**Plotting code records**
○ ○ ○ ○

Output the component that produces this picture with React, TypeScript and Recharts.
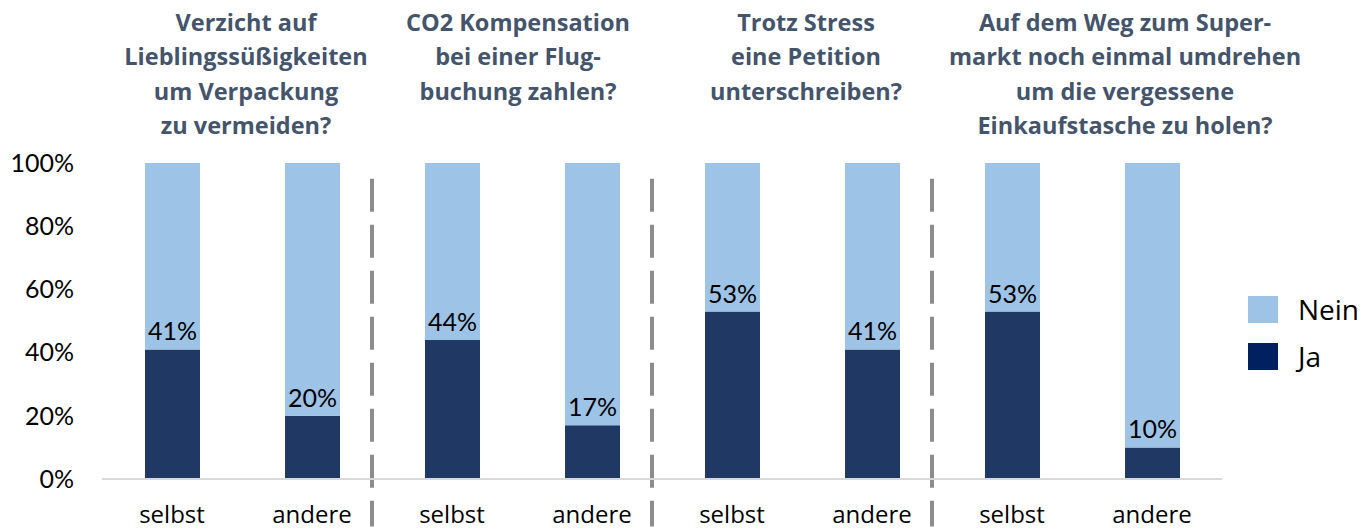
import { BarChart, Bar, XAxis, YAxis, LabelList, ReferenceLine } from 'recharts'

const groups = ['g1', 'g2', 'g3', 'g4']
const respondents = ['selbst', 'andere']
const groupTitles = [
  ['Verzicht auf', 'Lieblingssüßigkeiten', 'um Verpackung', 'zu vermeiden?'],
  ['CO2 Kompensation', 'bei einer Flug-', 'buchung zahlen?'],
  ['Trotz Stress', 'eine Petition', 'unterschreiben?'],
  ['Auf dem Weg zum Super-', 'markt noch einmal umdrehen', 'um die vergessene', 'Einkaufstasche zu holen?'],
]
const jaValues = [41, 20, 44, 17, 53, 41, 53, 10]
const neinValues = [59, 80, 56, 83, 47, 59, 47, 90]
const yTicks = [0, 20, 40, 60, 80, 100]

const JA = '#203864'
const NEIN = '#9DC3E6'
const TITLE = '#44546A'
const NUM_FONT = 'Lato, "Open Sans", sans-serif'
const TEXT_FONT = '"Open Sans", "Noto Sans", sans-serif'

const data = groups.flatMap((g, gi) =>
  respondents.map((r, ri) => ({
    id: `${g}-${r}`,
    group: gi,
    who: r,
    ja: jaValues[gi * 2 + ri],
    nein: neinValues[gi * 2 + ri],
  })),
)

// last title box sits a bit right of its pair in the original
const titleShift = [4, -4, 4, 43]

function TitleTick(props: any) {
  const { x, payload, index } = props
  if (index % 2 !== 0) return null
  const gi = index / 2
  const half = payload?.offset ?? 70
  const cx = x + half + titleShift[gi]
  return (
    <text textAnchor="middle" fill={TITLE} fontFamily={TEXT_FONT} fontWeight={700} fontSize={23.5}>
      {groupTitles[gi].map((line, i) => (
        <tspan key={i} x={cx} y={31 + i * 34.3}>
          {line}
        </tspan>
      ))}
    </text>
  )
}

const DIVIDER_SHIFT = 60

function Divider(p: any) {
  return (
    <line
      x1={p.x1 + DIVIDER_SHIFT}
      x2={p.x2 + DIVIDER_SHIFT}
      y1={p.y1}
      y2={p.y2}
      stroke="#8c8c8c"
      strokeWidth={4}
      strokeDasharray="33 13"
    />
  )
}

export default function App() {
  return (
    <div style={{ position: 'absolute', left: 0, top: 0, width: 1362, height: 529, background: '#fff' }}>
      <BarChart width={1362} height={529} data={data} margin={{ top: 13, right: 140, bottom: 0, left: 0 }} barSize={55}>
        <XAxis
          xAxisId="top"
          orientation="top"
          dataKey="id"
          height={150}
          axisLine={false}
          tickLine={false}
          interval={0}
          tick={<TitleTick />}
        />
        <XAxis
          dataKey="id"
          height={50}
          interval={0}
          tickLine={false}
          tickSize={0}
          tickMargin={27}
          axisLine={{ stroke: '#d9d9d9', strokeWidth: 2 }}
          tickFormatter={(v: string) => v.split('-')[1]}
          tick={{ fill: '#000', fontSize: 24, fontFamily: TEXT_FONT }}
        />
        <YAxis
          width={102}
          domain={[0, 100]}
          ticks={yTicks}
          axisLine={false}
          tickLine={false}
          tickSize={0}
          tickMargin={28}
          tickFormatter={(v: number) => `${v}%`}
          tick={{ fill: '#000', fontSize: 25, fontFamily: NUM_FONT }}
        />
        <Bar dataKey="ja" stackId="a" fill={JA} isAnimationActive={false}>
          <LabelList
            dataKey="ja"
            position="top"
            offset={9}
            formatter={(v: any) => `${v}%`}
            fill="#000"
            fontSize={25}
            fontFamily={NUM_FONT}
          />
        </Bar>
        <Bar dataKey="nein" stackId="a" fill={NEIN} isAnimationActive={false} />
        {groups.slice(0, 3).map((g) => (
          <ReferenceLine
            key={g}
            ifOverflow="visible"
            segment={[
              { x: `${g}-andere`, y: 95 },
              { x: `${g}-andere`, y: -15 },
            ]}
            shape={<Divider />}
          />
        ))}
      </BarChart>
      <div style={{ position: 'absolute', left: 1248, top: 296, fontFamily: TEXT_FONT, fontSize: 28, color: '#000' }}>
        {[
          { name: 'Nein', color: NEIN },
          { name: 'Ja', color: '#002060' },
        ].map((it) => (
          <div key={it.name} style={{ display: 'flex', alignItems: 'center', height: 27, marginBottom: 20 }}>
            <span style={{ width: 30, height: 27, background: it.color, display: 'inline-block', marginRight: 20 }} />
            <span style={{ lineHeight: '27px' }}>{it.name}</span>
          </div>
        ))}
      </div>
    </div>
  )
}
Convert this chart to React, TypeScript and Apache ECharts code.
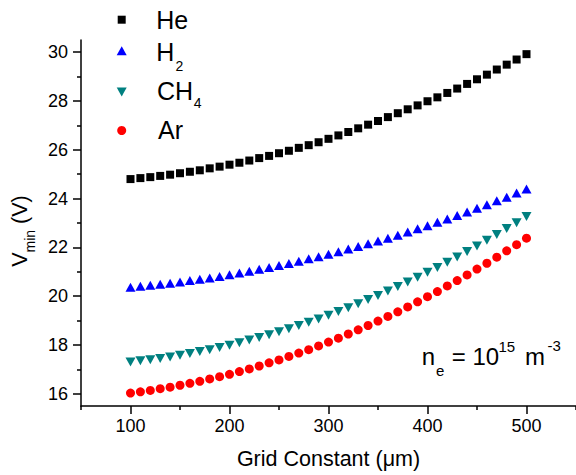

○ ○ ○ ○

**WORK INSTRUCTIONS**
Go from the first line of the data above to the line containing "YAxis, LabelList, ReferenceLine" and retype exactly those lines, both included, but none of the pictures.

**PROBLEM SOLUTION**
Output the component that produces this picture with React, TypeScript and Recharts.
import { BarChart, Bar, XAxis, YAxis, LabelList, ReferenceLine } from 'recharts'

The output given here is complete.